• [Aim]: Your task is to repeat all of the data exactly while excluding the pictures.

• [Provided data]:
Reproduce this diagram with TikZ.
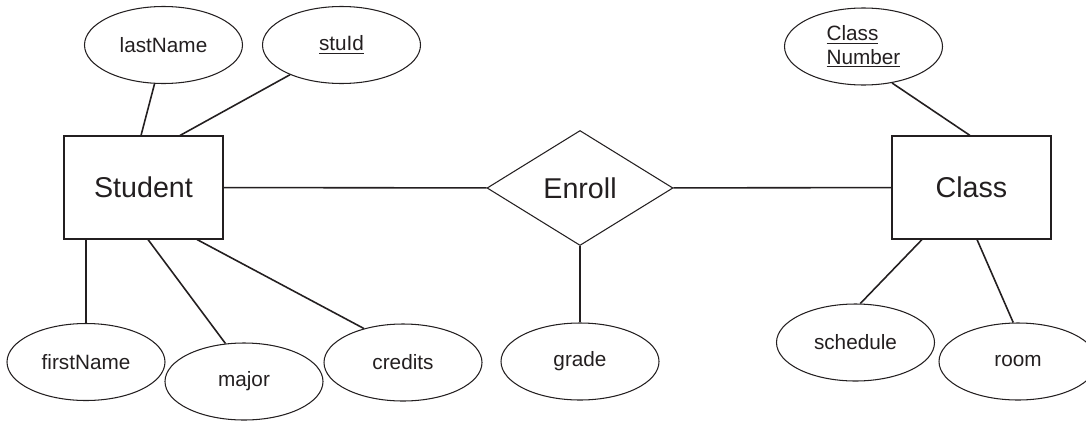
\documentclass[tikz,border=0pt]{standalone}
\usepackage{xcolor}
\usepackage{tikz}
\usepackage{fontspec}
\setmainfont{Liberation Sans}
\usetikzlibrary{positioning, shapes.geometric}
\definecolor{ink}{RGB}{35,31,32}
\tikzstyle{entity} = [rectangle, minimum width=3.18cm, minimum height=2.06cm, inner sep=0pt, text centered, draw=ink, line width=0.6pt, font=\fontsize{16.3}{19}\selectfont]
\tikzstyle{relation} = [diamond, minimum width=3.72cm, minimum height=2.3cm, inner sep=0pt, text centered, draw=ink, line width=0.6pt, font=\fontsize{16.3}{19}\selectfont]
\tikzstyle{attr} = [ellipse, minimum width=3.16cm, minimum height=1.54cm, inner sep=0pt, text centered, draw=ink, line width=0.6pt, font=\fontsize{11.8}{13}\selectfont]
\tikzstyle{link} = [draw=ink, line width=0.9pt]

\begin{document}
\begin{tikzpicture}[node distance=1cm, text=ink]
		\useasboundingbox (0,0) rectangle (21.72,-8.4);
		%实体与联系
		\node[entity] (student) at (2.87,-3.75) {Student};
		\node[relation] (enroll) at (11.6,-3.76) {Enroll};
		\node[entity] (class) at (19.43,-3.75) {Class};
		%属性
		\node[attr, above of = student, xshift = 0.4cm, yshift = 1.85cm] (lastname) {lastName};
		\node[attr, above of = student, xshift = 3.96cm, yshift = 1.85cm] (stuid) {\underline{stuId}};
		\node[attr, below of = student, xshift = -1.15cm, yshift = -2.49cm] (firstname) {firstName};
		\node[attr, below of = student, xshift = 2.01cm, yshift = -2.88cm] (major) {major};
		\node[attr, below of = student, xshift = 5.19cm, yshift = -2.5cm] (credits) {credits};
		\node[attr, below of = enroll, yshift = -2.47cm] (grade) {grade};
		\node[attr, above of = class, xshift = -2.16cm, yshift = 1.82cm, align = left] (classnum) {\underline{Class}\\[0.5pt]\underline{Number}};
		\node[attr, below of = class, xshift = -2.32cm, yshift = -2.1cm] (schedule) {schedule};
		\node[attr, below of = class, xshift = 0.93cm, yshift = -2.48cm] (room) {room};
		%连线
		\draw [link] (student) -- (enroll);
		\draw [link] (enroll) -- (class);
		\draw [link] (lastname.257) -- ([xshift=-0.05cm]student.north);
		\draw [link] (stuid.210) -- ([xshift=0.73cm]student.north);
		\draw [link] ([xshift=-1.15cm]student.south) -- (firstname.north);
		\draw [link] ([xshift=0.09cm]student.south) -- (major.116);
		\draw [link] ([xshift=1.07cm]student.south) -- (credits.139);
		\draw [link] (enroll.south) -- (grade.north);
		\draw [link] (classnum.308) -- ([xshift=-0.03cm]class.north);
		\draw [link] ([xshift=-0.99cm]class.south) -- (schedule.83);
		\draw [link] ([xshift=0.11cm]class.south) -- (room.97);

	\end{tikzpicture}
\end{document}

• [Finished answer]:
Reproduce this diagram with TikZ.
\documentclass[tikz,border=0pt]{standalone}
\usepackage{xcolor}
\usepackage{tikz}
\usepackage{fontspec}
\setmainfont{Liberation Sans}
\usetikzlibrary{positioning, shapes.geometric}
\definecolor{ink}{RGB}{35,31,32}
\tikzstyle{entity} = [rectangle, minimum width=3.18cm, minimum height=2.06cm, inner sep=0pt, text centered, draw=ink, line width=0.6pt, font=\fontsize{16.3}{19}\selectfont]
\tikzstyle{relation} = [diamond, minimum width=3.72cm, minimum height=2.3cm, inner sep=0pt, text centered, draw=ink, line width=0.6pt, font=\fontsize{16.3}{19}\selectfont]
\tikzstyle{attr} = [ellipse, minimum width=3.16cm, minimum height=1.54cm, inner sep=0pt, text centered, draw=ink, line width=0.6pt, font=\fontsize{11.8}{13}\selectfont]
\tikzstyle{link} = [draw=ink, line width=0.9pt]

\begin{document}
\begin{tikzpicture}[node distance=1cm, text=ink]
		\useasboundingbox (0,0) rectangle (21.72,-8.4);
		%实体与联系
		\node[entity] (student) at (2.87,-3.75) {Student};
		\node[relation] (enroll) at (11.6,-3.76) {Enroll};
		\node[entity] (class) at (19.43,-3.75) {Class};
		%属性
		\node[attr, above of = student, xshift = 0.4cm, yshift = 1.85cm] (lastname) {lastName};
		\node[attr, above of = student, xshift = 3.96cm, yshift = 1.85cm] (stuid) {\underline{stuId}};
		\node[attr, below of = student, xshift = -1.15cm, yshift = -2.49cm] (firstname) {firstName};
		\node[attr, below of = student, xshift = 2.01cm, yshift = -2.88cm] (major) {major};
		\node[attr, below of = student, xshift = 5.19cm, yshift = -2.5cm] (credits) {credits};
		\node[attr, below of = enroll, yshift = -2.47cm] (grade) {grade};
		\node[attr, above of = class, xshift = -2.16cm, yshift = 1.82cm, align = left] (classnum) {\underline{Class}\\[0.5pt]\underline{Number}};
		\node[attr, below of = class, xshift = -2.32cm, yshift = -2.1cm] (schedule) {schedule};
		\node[attr, below of = class, xshift = 0.93cm, yshift = -2.48cm] (room) {room};
		%连线
		\draw [link] (student) -- (enroll);
		\draw [link] (enroll) -- (class);
		\draw [link] (lastname.257) -- ([xshift=-0.05cm]student.north);
		\draw [link] (stuid.210) -- ([xshift=0.73cm]student.north);
		\draw [link] ([xshift=-1.15cm]student.south) -- (firstname.north);
		\draw [link] ([xshift=0.09cm]student.south) -- (major.116);
		\draw [link] ([xshift=1.07cm]student.south) -- (credits.139);
		\draw [link] (enroll.south) -- (grade.north);
		\draw [link] (classnum.308) -- ([xshift=-0.03cm]class.north);
		\draw [link] ([xshift=-0.99cm]class.south) -- (schedule.83);
		\draw [link] ([xshift=0.11cm]class.south) -- (room.97);

	\end{tikzpicture}
\end{document}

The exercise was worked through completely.